[DIRECTIONS FOR THIS TASK]: Exact reproduction is required for the lines bounded by the one containing "Rebuild this chart as a Python" and the one containing "163, 166, 158]", both bounds included. Print them without any pictures.

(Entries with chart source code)
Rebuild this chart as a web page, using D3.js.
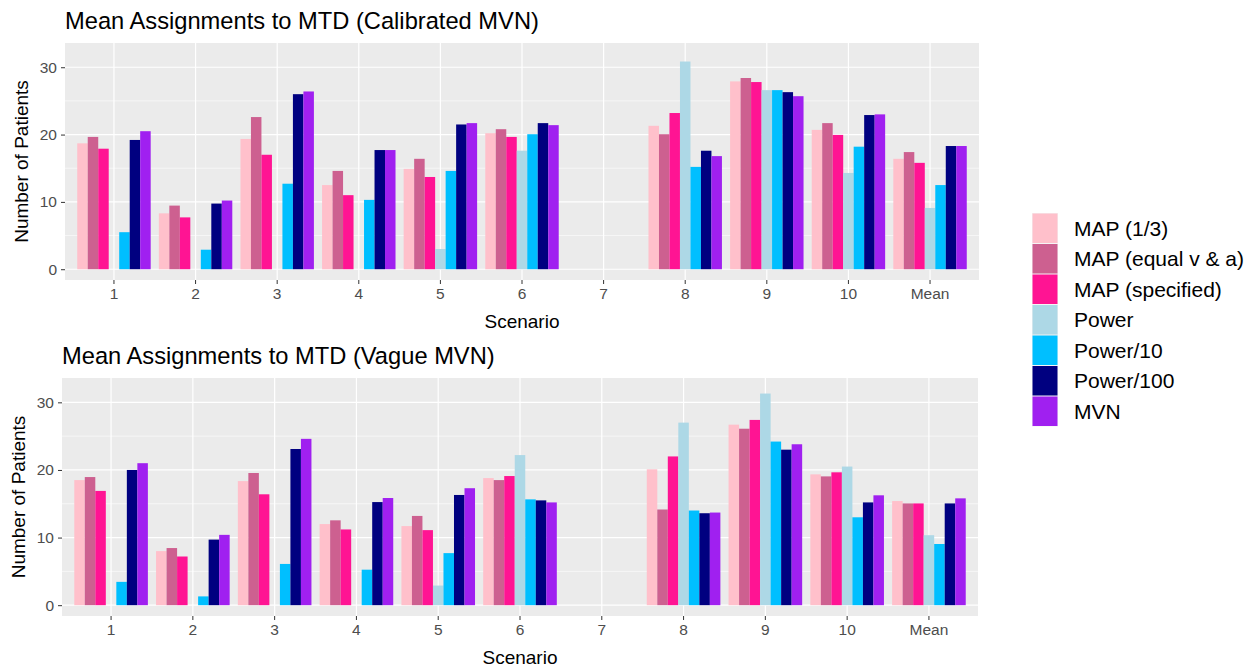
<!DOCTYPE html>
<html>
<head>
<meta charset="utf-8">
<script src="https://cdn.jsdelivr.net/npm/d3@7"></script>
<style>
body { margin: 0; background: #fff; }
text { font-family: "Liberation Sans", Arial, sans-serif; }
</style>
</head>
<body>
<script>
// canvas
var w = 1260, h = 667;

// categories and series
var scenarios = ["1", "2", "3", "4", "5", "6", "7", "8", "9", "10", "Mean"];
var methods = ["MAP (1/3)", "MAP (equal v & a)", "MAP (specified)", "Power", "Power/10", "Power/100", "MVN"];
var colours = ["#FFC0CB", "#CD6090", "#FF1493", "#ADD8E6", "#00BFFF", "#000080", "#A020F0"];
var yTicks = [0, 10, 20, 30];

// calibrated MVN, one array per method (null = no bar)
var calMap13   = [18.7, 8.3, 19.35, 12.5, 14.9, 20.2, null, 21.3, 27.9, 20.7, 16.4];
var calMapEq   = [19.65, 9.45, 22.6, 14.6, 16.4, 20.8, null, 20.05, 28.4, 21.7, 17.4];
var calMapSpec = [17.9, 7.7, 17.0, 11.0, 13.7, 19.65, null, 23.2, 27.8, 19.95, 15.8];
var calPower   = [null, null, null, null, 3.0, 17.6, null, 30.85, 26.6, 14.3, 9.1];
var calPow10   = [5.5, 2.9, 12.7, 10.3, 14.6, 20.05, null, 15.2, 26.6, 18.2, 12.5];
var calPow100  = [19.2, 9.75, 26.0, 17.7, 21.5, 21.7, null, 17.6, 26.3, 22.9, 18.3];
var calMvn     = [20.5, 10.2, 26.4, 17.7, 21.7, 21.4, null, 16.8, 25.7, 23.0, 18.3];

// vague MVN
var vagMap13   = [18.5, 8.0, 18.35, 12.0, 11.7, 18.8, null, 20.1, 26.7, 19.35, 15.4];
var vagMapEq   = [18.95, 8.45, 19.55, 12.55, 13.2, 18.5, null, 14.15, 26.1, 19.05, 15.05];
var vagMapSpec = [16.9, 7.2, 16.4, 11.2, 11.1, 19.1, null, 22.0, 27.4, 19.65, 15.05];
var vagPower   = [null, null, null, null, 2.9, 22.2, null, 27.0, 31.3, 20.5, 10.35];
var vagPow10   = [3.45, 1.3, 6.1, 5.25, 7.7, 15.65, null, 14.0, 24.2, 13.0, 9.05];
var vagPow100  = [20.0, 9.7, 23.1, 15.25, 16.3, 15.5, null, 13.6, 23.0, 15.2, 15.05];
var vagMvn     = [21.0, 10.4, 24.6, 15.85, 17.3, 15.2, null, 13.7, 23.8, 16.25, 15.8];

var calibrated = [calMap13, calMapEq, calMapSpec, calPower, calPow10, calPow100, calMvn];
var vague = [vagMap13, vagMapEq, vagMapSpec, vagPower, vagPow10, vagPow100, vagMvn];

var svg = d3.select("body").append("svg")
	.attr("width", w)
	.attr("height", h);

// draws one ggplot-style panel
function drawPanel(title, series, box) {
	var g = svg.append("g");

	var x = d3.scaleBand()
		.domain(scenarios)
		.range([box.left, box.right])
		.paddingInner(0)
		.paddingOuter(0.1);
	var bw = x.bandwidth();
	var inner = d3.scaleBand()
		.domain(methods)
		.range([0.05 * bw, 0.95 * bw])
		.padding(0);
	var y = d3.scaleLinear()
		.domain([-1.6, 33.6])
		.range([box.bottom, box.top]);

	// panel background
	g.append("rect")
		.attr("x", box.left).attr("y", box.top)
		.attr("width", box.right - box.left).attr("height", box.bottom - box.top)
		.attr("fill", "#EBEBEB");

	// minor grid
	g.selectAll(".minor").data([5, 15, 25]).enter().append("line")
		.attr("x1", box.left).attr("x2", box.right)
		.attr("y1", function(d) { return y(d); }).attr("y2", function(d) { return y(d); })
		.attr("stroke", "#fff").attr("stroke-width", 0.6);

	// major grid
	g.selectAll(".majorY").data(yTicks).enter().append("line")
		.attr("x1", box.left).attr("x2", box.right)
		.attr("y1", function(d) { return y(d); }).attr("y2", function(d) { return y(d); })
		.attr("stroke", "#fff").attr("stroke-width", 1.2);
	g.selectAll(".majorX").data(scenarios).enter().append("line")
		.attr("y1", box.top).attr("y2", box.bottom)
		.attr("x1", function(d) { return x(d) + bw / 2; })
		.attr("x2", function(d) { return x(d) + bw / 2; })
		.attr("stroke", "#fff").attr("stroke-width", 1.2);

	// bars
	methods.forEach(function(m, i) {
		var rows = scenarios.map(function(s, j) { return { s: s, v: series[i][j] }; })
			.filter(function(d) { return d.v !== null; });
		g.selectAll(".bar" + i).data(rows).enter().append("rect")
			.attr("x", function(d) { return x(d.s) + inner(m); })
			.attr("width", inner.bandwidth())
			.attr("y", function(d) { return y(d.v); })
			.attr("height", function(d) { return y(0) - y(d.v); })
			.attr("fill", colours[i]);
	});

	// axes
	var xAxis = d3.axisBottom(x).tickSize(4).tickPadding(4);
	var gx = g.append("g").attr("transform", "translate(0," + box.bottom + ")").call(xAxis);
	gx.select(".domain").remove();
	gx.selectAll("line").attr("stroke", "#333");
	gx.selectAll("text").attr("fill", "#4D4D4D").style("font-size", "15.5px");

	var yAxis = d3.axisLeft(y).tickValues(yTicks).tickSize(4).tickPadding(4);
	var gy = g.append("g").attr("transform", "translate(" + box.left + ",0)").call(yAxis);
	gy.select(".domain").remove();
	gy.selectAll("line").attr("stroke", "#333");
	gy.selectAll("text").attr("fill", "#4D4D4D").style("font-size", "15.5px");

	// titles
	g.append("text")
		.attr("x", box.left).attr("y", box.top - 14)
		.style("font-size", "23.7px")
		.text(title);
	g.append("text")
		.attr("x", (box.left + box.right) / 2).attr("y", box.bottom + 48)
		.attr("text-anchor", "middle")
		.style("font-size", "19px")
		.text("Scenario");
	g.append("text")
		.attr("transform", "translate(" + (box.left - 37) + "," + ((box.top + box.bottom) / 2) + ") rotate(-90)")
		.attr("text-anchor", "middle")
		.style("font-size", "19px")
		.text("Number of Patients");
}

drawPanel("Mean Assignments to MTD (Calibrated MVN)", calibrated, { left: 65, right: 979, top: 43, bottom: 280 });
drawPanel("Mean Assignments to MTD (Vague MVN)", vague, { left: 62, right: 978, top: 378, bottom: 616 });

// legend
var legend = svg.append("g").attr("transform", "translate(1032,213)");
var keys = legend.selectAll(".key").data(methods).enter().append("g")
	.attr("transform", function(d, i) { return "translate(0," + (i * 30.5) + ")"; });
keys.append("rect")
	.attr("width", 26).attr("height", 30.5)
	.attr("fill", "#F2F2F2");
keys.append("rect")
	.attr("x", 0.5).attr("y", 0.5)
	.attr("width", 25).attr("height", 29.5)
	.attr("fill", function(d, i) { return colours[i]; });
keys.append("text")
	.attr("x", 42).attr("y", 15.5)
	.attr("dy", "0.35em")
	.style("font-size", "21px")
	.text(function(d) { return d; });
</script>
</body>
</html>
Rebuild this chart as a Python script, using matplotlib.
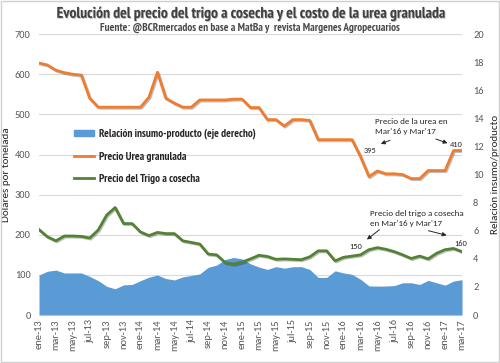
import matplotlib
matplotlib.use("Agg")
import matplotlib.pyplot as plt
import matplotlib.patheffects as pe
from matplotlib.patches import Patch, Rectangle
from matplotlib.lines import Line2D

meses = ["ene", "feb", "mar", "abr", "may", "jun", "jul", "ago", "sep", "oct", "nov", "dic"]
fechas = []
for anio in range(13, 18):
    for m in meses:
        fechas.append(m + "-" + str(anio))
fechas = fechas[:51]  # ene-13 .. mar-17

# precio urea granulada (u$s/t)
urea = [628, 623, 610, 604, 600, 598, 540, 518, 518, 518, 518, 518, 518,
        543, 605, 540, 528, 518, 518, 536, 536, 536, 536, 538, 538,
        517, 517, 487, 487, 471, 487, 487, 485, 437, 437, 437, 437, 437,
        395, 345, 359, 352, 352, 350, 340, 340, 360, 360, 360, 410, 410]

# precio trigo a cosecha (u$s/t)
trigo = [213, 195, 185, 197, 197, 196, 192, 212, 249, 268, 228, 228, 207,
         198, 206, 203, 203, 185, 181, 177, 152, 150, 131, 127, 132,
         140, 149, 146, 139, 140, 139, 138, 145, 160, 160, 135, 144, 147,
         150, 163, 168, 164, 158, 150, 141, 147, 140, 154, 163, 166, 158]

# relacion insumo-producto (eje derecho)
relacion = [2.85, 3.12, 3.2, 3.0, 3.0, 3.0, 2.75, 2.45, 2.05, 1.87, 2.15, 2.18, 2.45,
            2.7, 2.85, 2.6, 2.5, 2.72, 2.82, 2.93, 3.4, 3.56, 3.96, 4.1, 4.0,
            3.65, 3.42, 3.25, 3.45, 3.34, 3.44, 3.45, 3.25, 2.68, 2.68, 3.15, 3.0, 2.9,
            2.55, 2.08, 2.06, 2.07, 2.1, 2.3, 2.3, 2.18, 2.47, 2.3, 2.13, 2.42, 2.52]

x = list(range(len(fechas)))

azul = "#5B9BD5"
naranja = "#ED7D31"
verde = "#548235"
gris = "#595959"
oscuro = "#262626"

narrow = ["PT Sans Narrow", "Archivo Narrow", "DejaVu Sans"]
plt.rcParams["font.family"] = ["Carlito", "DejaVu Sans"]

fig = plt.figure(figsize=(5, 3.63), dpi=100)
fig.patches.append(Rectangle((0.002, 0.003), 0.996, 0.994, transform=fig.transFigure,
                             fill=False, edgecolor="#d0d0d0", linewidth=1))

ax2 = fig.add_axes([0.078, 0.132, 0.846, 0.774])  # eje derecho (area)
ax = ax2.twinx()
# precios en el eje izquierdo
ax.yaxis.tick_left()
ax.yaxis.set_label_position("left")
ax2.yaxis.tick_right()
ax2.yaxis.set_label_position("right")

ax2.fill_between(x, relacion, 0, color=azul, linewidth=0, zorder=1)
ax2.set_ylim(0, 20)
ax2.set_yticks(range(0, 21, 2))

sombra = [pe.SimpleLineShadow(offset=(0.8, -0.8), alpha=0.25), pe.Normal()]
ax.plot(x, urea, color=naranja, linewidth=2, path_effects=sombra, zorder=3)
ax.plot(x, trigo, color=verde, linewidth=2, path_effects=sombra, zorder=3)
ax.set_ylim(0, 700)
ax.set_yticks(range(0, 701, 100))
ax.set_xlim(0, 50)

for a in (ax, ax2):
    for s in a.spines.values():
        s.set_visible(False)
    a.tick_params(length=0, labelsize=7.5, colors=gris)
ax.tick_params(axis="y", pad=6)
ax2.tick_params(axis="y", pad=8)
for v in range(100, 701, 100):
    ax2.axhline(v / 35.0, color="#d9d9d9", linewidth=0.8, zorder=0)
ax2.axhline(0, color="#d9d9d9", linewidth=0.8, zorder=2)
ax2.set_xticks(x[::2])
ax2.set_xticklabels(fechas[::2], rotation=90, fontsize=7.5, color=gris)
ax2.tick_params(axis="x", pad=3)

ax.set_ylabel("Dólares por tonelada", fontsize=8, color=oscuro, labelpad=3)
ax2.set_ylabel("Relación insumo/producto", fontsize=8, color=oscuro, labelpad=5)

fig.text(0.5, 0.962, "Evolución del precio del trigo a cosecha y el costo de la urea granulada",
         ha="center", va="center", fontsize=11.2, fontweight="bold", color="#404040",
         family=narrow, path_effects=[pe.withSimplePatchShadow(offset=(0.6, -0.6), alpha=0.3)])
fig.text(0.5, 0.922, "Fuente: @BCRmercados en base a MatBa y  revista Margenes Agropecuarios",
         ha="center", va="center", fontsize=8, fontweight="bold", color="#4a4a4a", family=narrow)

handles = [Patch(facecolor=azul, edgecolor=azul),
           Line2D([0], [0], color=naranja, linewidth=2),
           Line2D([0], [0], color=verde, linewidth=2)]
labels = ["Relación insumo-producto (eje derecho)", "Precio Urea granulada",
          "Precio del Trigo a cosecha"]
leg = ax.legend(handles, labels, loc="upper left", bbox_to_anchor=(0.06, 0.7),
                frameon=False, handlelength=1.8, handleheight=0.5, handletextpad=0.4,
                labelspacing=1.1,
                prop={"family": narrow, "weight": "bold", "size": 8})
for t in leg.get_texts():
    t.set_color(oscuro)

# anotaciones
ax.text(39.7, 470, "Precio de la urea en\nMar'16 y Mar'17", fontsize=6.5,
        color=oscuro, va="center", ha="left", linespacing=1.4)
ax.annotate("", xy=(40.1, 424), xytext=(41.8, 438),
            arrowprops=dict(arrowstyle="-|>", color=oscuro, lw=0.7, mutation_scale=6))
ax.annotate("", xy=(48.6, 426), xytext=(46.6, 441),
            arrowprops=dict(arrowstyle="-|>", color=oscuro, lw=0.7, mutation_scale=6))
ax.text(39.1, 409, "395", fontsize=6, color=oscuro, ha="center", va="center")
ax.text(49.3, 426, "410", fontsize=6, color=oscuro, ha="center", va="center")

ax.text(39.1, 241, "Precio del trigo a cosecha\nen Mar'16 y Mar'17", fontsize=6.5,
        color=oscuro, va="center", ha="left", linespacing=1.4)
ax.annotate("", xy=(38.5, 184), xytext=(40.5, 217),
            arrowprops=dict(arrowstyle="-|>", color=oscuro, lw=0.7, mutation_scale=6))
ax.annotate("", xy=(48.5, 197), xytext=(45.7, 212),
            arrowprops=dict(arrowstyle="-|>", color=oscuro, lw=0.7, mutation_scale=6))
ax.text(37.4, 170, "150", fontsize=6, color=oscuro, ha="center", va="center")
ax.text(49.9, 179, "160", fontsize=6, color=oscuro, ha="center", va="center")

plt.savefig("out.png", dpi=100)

[RESULT OF THE TASK]:
Rebuild this chart as a Python script, using matplotlib.
import matplotlib
matplotlib.use("Agg")
import matplotlib.pyplot as plt
import matplotlib.patheffects as pe
from matplotlib.patches import Patch, Rectangle
from matplotlib.lines import Line2D

meses = ["ene", "feb", "mar", "abr", "may", "jun", "jul", "ago", "sep", "oct", "nov", "dic"]
fechas = []
for anio in range(13, 18):
    for m in meses:
        fechas.append(m + "-" + str(anio))
fechas = fechas[:51]  # ene-13 .. mar-17

# precio urea granulada (u$s/t)
urea = [628, 623, 610, 604, 600, 598, 540, 518, 518, 518, 518, 518, 518,
        543, 605, 540, 528, 518, 518, 536, 536, 536, 536, 538, 538,
        517, 517, 487, 487, 471, 487, 487, 485, 437, 437, 437, 437, 437,
        395, 345, 359, 352, 352, 350, 340, 340, 360, 360, 360, 410, 410]

# precio trigo a cosecha (u$s/t)
trigo = [213, 195, 185, 197, 197, 196, 192, 212, 249, 268, 228, 228, 207,
         198, 206, 203, 203, 185, 181, 177, 152, 150, 131, 127, 132,
         140, 149, 146, 139, 140, 139, 138, 145, 160, 160, 135, 144, 147,
         150, 163, 168, 164, 158, 150, 141, 147, 140, 154, 163, 166, 158]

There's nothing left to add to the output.